── Exercise material ──
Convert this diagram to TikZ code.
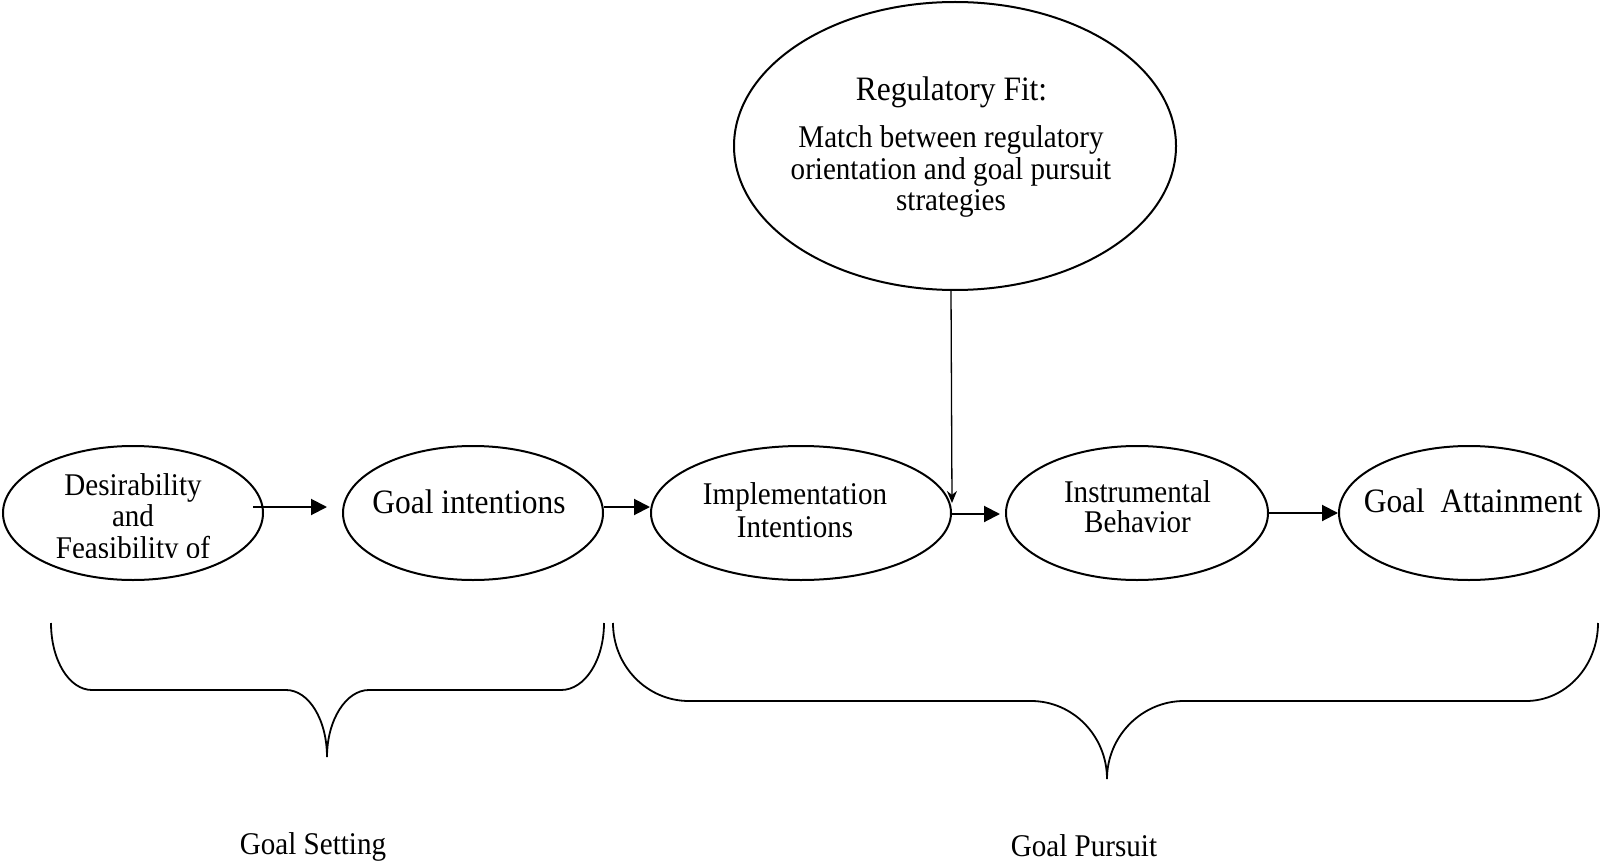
\documentclass[tikz,border=0pt]{standalone}
\usepackage{fontspec}
\setmainfont{Liberation Serif}[FakeStretch=0.92]
\usetikzlibrary{arrows.meta,shapes.geometric}
\newcommand{\stk}[1]{\begin{tabular}[t]{@{}c@{}}#1\end{tabular}}
\begin{document}
\begin{tikzpicture}[x=0.5pt,y=-0.5pt,
  ell/.style={draw, ellipse, inner sep=0pt, line width=1pt},
  big/.style={inner sep=0pt, anchor=base, font=\fontsize{17.1}{19}\selectfont},
  small/.style={inner sep=0pt, anchor=base, font=\fontsize{15.8}{#1}\selectfont},
  small/.default=17pt,
  arr/.style={line width=1pt, -{Triangle[length=8pt,width=8pt]}},
  varr/.style={line width=0.65pt, -{Stealth[length=6pt,width=5pt]}},
  brace/.style={line width=0.9pt}]
\useasboundingbox (0,0) rectangle (1600,861);

% ellipses
\node[ell, minimum width=130pt, minimum height=67pt] (d) at (133,513) {};
\node[ell, minimum width=130pt, minimum height=67pt] (g) at (473,513) {};
\node[ell, minimum width=150pt, minimum height=67pt] (i) at (801,513) {};
\node[ell, minimum width=131pt, minimum height=67pt] (b) at (1137,513) {};
\node[ell, minimum width=130pt, minimum height=67pt] (a) at (1469,513) {};
\node[ell, minimum width=221pt, minimum height=144pt] (r) at (955,146) {};

% texts
\begin{scope}
  \clip (0,440) rectangle (270,557);
  \node[small=15.75pt] (dT) at (133,495) {\stk{Desirability\\and\\Feasibility of}};
\end{scope}
\node[big] (gT) at (469,513) {Goal intentions};
\node[small=16.5pt] (iT) at (795,504) {\stk{Implementation\\Intentions}};
\node[small=15pt] (bT) at (1137.5,502) {\stk{Instrumental\\Behavior}};
\node[big] (aT) at (1473,512) {Goal\ \ Attainment};
\node[big] (rT) at (951.5,101) {Regulatory Fit:};
\node[small=15.6pt] (rM) at (951,148) {\stk{Match between regulatory\\orientation and goal pursuit\\strategies}};
\node[small] (gs) at (313,854) {Goal Setting};
\node[small] (gp) at (1084,856) {Goal Pursuit};

% connectors
\draw[arr] ([shift={(-11,-6)}]d.east) -- ([shift={(-15,-6)}]g.west);
\draw[arr] ([shift={(0,-6)}]g.east) -- ([shift={(0,-6)}]i.west);
\draw[arr] ([shift={(0,1)}]i.east) -- ([shift={(-5,1)}]b.west);
\draw[arr] (b.east) -- (a.west);
\draw[varr] ([shift={(-4,0)}]r.south) -- ([shift={(0,-10)}]i.east);

% braces
\draw[brace] (51,623) .. controls (51,660) and (69,690) .. (92,690) -- (286,690)
  .. controls (309,690) and (327,720) .. (327,757)
  .. controls (327,720) and (346,690) .. (369,690) -- (561,690)
  .. controls (585,690) and (604,660) .. (604,623);
\draw[brace] (613,623) .. controls (613,666) and (647,701) .. (689,701) -- (1031,701)
  .. controls (1073,701) and (1107,736) .. (1107,779)
  .. controls (1107,736) and (1142,701) .. (1184,701) -- (1526,701)
  .. controls (1566,701) and (1598,666) .. (1598,623);
\end{tikzpicture}
\end{document}
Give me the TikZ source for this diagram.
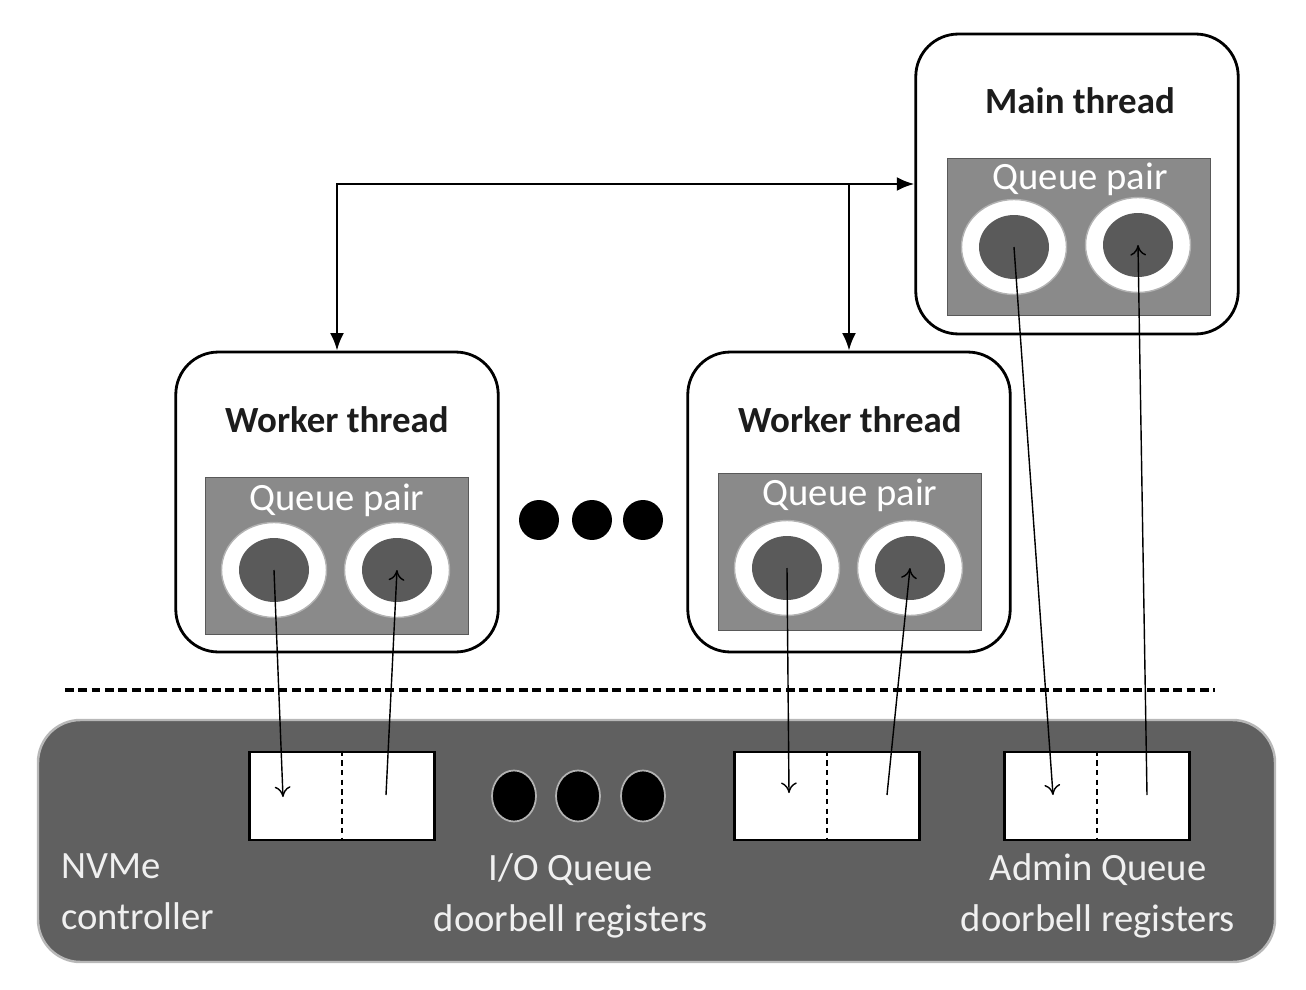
───
▶ The problem: Your task is to reproduce the entries above word for word, from the first line through the line with "(gp) at (1084,856)", and please leave out any pictures.

▶ Solution to this task:
Convert this diagram to TikZ code.
\documentclass[tikz,border=0pt]{standalone}
\usepackage{fontspec}
\setmainfont{Liberation Serif}[FakeStretch=0.92]
\usetikzlibrary{arrows.meta,shapes.geometric}
\newcommand{\stk}[1]{\begin{tabular}[t]{@{}c@{}}#1\end{tabular}}
\begin{document}
\begin{tikzpicture}[x=0.5pt,y=-0.5pt,
  ell/.style={draw, ellipse, inner sep=0pt, line width=1pt},
  big/.style={inner sep=0pt, anchor=base, font=\fontsize{17.1}{19}\selectfont},
  small/.style={inner sep=0pt, anchor=base, font=\fontsize{15.8}{#1}\selectfont},
  small/.default=17pt,
  arr/.style={line width=1pt, -{Triangle[length=8pt,width=8pt]}},
  varr/.style={line width=0.65pt, -{Stealth[length=6pt,width=5pt]}},
  brace/.style={line width=0.9pt}]
\useasboundingbox (0,0) rectangle (1600,861);

% ellipses
\node[ell, minimum width=130pt, minimum height=67pt] (d) at (133,513) {};
\node[ell, minimum width=130pt, minimum height=67pt] (g) at (473,513) {};
\node[ell, minimum width=150pt, minimum height=67pt] (i) at (801,513) {};
\node[ell, minimum width=131pt, minimum height=67pt] (b) at (1137,513) {};
\node[ell, minimum width=130pt, minimum height=67pt] (a) at (1469,513) {};
\node[ell, minimum width=221pt, minimum height=144pt] (r) at (955,146) {};

% texts
\begin{scope}
  \clip (0,440) rectangle (270,557);
  \node[small=15.75pt] (dT) at (133,495) {\stk{Desirability\\and\\Feasibility of}};
\end{scope}
\node[big] (gT) at (469,513) {Goal intentions};
\node[small=16.5pt] (iT) at (795,504) {\stk{Implementation\\Intentions}};
\node[small=15pt] (bT) at (1137.5,502) {\stk{Instrumental\\Behavior}};
\node[big] (aT) at (1473,512) {Goal\ \ Attainment};
\node[big] (rT) at (951.5,101) {Regulatory Fit:};
\node[small=15.6pt] (rM) at (951,148) {\stk{Match between regulatory\\orientation and goal pursuit\\strategies}};
\node[small] (gs) at (313,854) {Goal Setting};
\node[small] (gp) at (1084,856) {Goal Pursuit};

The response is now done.